E mais sabayons e croquembouches… E escargots, e fines herbes, o foie gras. Foi mudando, lá isso foi. Lá pelos anos cinquenta chegaram os americanos com suas latas. O que se escondia lá? A beleza e a praticidade dos pêssegos em lata, perfeitos, pareciam de plástico, os cogumelos, o atum, as pequenas ervilhas, e a língua inglesa começou a se infiltrar nos cadernos de receita. Adeus, franceses, e vibramos com os hot dogs, os muffins, as doughnuts, os cookies. Quem tem uma loja chique de bolachas? Ninguém. E as crianças lambem coberturas de cupcakes como se fossem pirulitos de feira.
Qual será nosso problema com o bolo de fubá escaldado, o biscoito de araruta, as brevidades, o doce de coco com ovos? O pernil de porco assado com farofa, a moqueca, o pastel de palmito, o pequi, o bolinho de sobra de arroz? O biscoito de polvilho? O doce de figo cristalizado?
Confesso que não sei, deve ser a história do cachorro vira-lata que refuga o nacional. Confesso que tudo isso me veio à cabeça por estar traduzindo um livro americano muito elogiado e premiado. A certa altura dei com a palavra “s’mores”…Me achei velhíssima, uma palavra nova, um doce novo do qual nunca ouvira falar!

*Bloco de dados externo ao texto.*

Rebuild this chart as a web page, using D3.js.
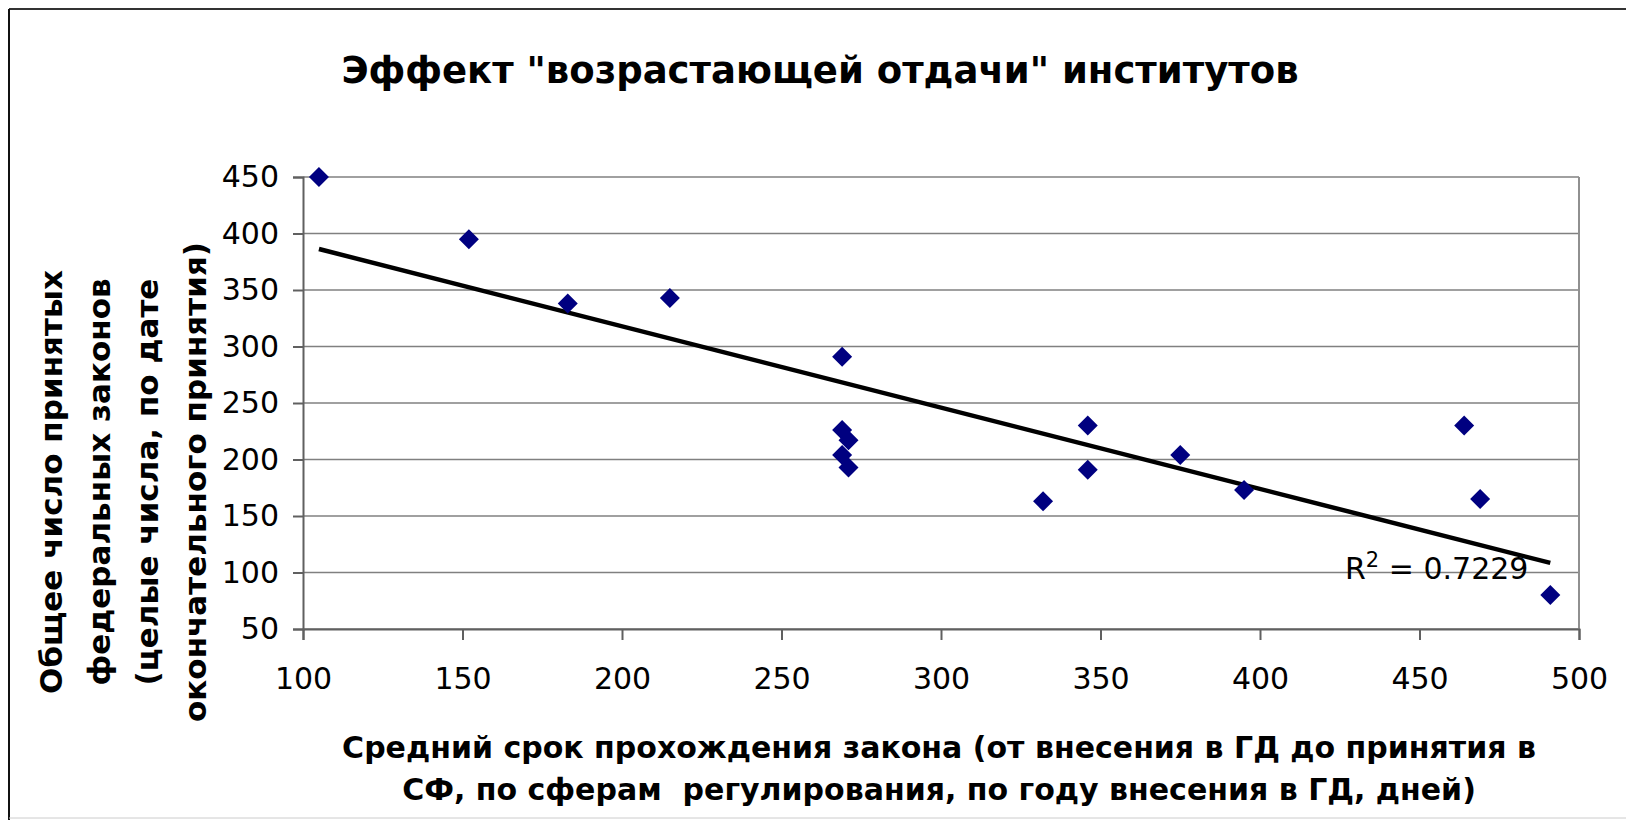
<!DOCTYPE html>
<html>
<head>
<meta charset="utf-8">
<script src="https://cdn.jsdelivr.net/npm/d3@7"></script>
<style>
    body { margin: 0; background: #fff; }
    svg text { font-family: "DejaVu Sans", Verdana, sans-serif; fill: #000; }
</style>
</head>
<body>
<div id="chart"></div>
<script>

var title = 'Эффект "возрастающей отдачи" институтов';
var xTitle = ['Средний срок прохождения закона (от внесения в ГД до принятия в',
              'СФ, по сферам  регулирования, по году внесения в ГД, дней)'];
var yTitle = ['Общее число принятых',
              'федеральных законов',
              '(целые числа, по дате',
              'окончательного принятия)'];

// средний срок, дней
var days = [105, 152, 183, 215, 269, 269, 271, 269, 271, 332, 346, 346, 375, 395, 464, 469, 491];
// число принятых законов
var laws = [450, 395, 338, 343, 291, 226, 217, 204, 193, 163, 230, 191, 204, 173, 230, 165, 80];

var xTicks = [100, 150, 200, 250, 300, 350, 400, 450, 500];
var yTicks = [50, 100, 150, 200, 250, 300, 350, 400, 450];
var r2Label = '0.7229';

var width = 1626;
var height = 820;
var plot = {left: 303, right: 1579, top: 177, bottom: 629};

var svg = d3.select('#chart')
    .append('svg')
    .attr('width', width)
    .attr('height', height);

// рамка диаграммы
svg.append('line').attr('x1', 9).attr('x2', width).attr('y1', 9).attr('y2', 9)
    .style('stroke', '#333').style('stroke-width', 2);
svg.append('line').attr('x1', 9).attr('x2', 9).attr('y1', 9).attr('y2', height)
    .style('stroke', '#111').style('stroke-width', 2);
svg.append('line').attr('x1', 9).attr('x2', width).attr('y1', 818).attr('y2', 818)
    .style('stroke', '#ccc').style('stroke-width', 1);

var x = d3.scaleLinear().domain([100, 500]).range([plot.left, plot.right]);
var y = d3.scaleLinear().domain([50, 450]).range([plot.bottom, plot.top]);

// сетка
svg.append('g')
    .selectAll('line')
    .data(yTicks)
    .enter().append('line')
    .attr('x1', plot.left)
    .attr('x2', plot.right)
    .attr('y1', function(d) { return y(d); })
    .attr('y2', function(d) { return y(d); })
    .style('stroke', '#808080')
    .style('stroke-width', 1.6);

svg.append('line')
    .attr('x1', plot.right).attr('x2', plot.right)
    .attr('y1', plot.top).attr('y2', plot.bottom)
    .style('stroke', '#909090').style('stroke-width', 2);

// оси
var yAxis = svg.append('g')
    .attr('transform', 'translate(' + plot.left + ',0)')
    .call(d3.axisLeft(y).tickValues(yTicks).tickSize(10).tickPadding(14));
var xAxis = svg.append('g')
    .attr('transform', 'translate(0,' + plot.bottom + ')')
    .call(d3.axisBottom(x).tickValues(xTicks).tickSize(11).tickPadding(28));

[xAxis, yAxis].forEach(function(a) {
    a.select('.domain').style('stroke', '#606060').style('stroke-width', 2);
    a.selectAll('.tick line').style('stroke', '#606060').style('stroke-width', 2);
    a.selectAll('.tick text')
        .style('font-size', '30px')
        .style('font-family', '"DejaVu Sans", Verdana, sans-serif')
        .style('fill', '#000');
});

// линия тренда (МНК)
var mx = d3.mean(days), my = d3.mean(laws);
var sxy = d3.sum(days, function(d, i) { return (d - mx) * (laws[i] - my); });
var sxx = d3.sum(days, function(d) { return (d - mx) * (d - mx); });
var slope = sxy / sxx;
var icpt = my - slope * mx;
var ext = d3.extent(days);

svg.append('line')
    .attr('x1', x(ext[0])).attr('y1', y(icpt + slope * ext[0]))
    .attr('x2', x(ext[1])).attr('y2', y(icpt + slope * ext[1]))
    .style('stroke', '#000')
    .style('stroke-width', 4.5);

// точки
svg.append('g')
    .selectAll('path')
    .data(days)
    .enter().append('path')
    .attr('transform', function(d, i) { return 'translate(' + x(d) + ',' + y(laws[i]) + ')'; })
    .attr('d', 'M0,-10L10,0L0,10L-10,0Z')
    .style('fill', '#000080');

// R^2
var r2 = svg.append('text')
    .attr('x', 1345)
    .attr('y', 579)
    .style('font-size', '30px');
r2.append('tspan').text('R');
r2.append('tspan').attr('dy', -12).style('font-size', '21px').text('2');
r2.append('tspan').attr('dy', 12).text(' = ' + r2Label);

// заголовки
svg.append('text')
    .attr('x', 820)
    .attr('y', 83)
    .attr('text-anchor', 'middle')
    .style('font-size', '37px')
    .style('font-weight', 'bold')
    .text(title);

svg.append('g')
    .selectAll('text')
    .data(xTitle)
    .enter().append('text')
    .attr('x', 939)
    .attr('y', function(d, i) { return 758 + i * 42; })
    .attr('text-anchor', 'middle')
    .style('font-size', '30px')
    .style('font-weight', 'bold')
    .style('white-space', 'pre')
    .text(function(d) { return d; });

svg.append('g')
    .selectAll('text')
    .data(yTitle)
    .enter().append('text')
    .attr('transform', function(d, i) { return 'translate(' + (62 + i * 48) + ',482) rotate(-90)'; })
    .attr('text-anchor', 'middle')
    .style('font-size', '31px')
    .style('font-weight', 'bold')
    .text(function(d) { return d; });

</script>
</body>
</html>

Wikipédia, Google, socorro! Decepção! A palavra apareceu em 1920, num livro de escoteiros e bandeirantes, e é um sanduíche de dois crackers que abrigam marshmallow e chocolate, a serem comidos à noite, junto da fogueira. Atenção, são os “s’mores”, contração das palavras “some” e “more”. Adeus ao quindim, às melindrosas, aos biscoitos de polvilho. Vamos comer as frutas vermelhas, as blueberries, boysenberries, cranberries, enquanto aqui tropeçamos nas amoras espalhadas pelo chão, pulamos a visão das jabuticabeiras floridas, corremos para os s’mores, quem não se mata por um s’more quentinho, sentado no chão sob as estrelas desse céu brasileiro?